LACS: German Studies

First Advisor

Jason Doerre


The specter of fascism haunts democracies the world over, leading to valuable new research into the criminal fascistic regimes of the past, most notably Germany’s experience with Nazism. However, scholarship regarding the Third Reich often tends towards institutional and biographical portraits, leaving underexamined the deep connection between Nazism and the arts. Architecture was at the heart of the Third Reich’s cultural Weltanschauung and serves not only to inform us of the social mores affecting and informing leaders of the time, but also as a masterful depiction of how space can be manipulated towards ideological ends. By working through the built spaces of the Third Reich, while including the personal touches of Adolf Hitler along with influential Nazis like Albert Speer, it is possible to understand the intensely ideological project of architecture—how and why physical space became a tool of authoritarianism and totalitarianism.
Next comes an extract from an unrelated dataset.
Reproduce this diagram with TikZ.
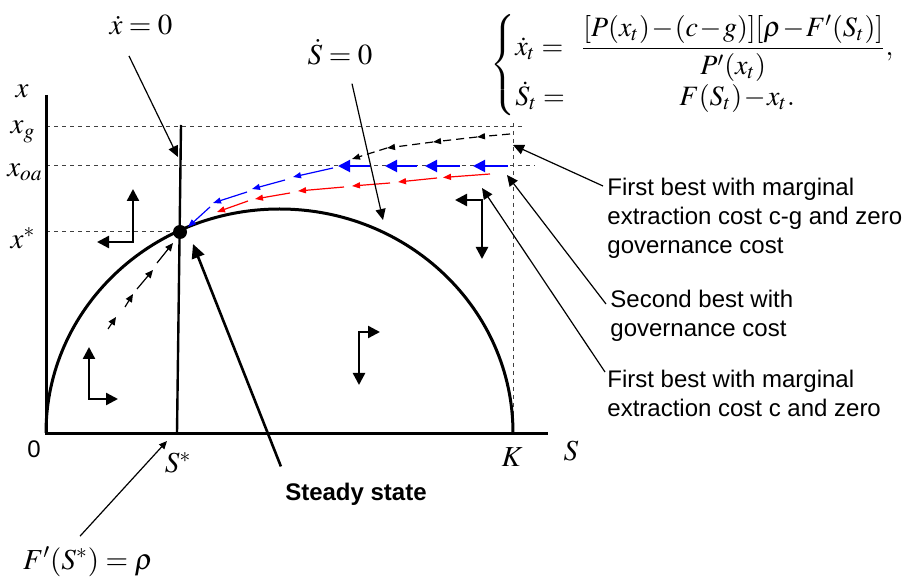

Key buildings, like the Nazi Party rally grounds in Nuremberg, can be recontextualized in a broader theoretical framework to deconstruct the confluence of art and politics. This rich junction provides insights into the nucleus of Nazism, and touches in no small part on the profound suffering caused by the regime. A close examination of the proposed capital for the resurgent Reich, dubbed ‘Germania,’ we can grasp the vital importance of architecture in the Third Reich, and how the forms and functions of built spaces became agents of fascism.


Senior thesis completed at Trinity College, Hartford CT for the Degree of Bachelor of Arts in LACS: German Studies.